Chicken Stock
Have you ever wondered how restaurants are able to get their chicken breast and tenders so juicy? Well the answer is pretty basic: you've got to add juice! If you're tired of eating dry bland chicken breast, all you need is a can of chicken stock.
When cooking chicken breast on the stove, fry each side on high heat for just a couple of minutes each. After you do that, add chicken broth to the pot, cover it, and let it simmer on medium low heat for a few more minutes. You'll find that the chicken stock absorbs into the cooked chicken nicely and you've got a nice juicy piece of chicken to enjoy. Cut it up into a salad or melt some cheese on top and make a sandwich.
Vanilla
If you like to bake and make cakes, you've got to get yourself a bottle of pure vanilla extract. Just a small capful of vanilla extract adds a special vanilla flavor to any cake mixture. Vanilla extract also makes your cakes smell better and taste richer. So add just a few drops of vanilla extract to your batter to make pancakes, cornbread, and vanilla cupcakes delicious. Don't bother with the fake stuff --- get real vanilla extract.
Grapefruit in Turkey
Around Thanksgiving time, every cook is looking for new tips to make that year's dinner more delicious than the last. If you want to add a special flavor to your turkey next Thanksgiving, stuff one cut grapefruit inside the turkey. The fruit helps keep your bird juicy and gives it a slight citrus flavor which is delicious. Plus, when the grapefruit stuffed turkey is cooking in the oven, the smell is absolutely wonderful.
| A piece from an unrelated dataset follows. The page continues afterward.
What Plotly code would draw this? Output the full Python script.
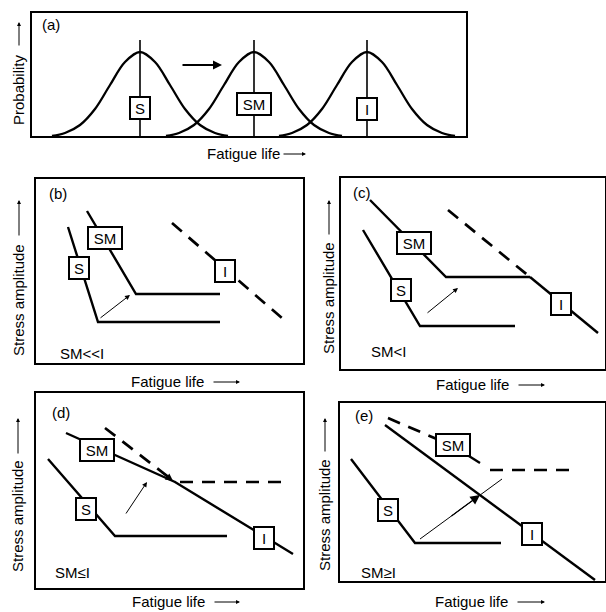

The citrusy twang may be what enhances the flavor of the turkey. Some people swear by using other citrus and tropical fruits inside of a baking turkey, such as oranges, lemons, and even peaches.
Spicy Mustard in Tuna
Many people only put mayo in their tuna , but try adding some spicy mustard to tuna for an extra zing.
Cooking is fun and even more enjoyable when you achieve good results. Hopefully these easy kitchen secrets will help make your next meal amazing.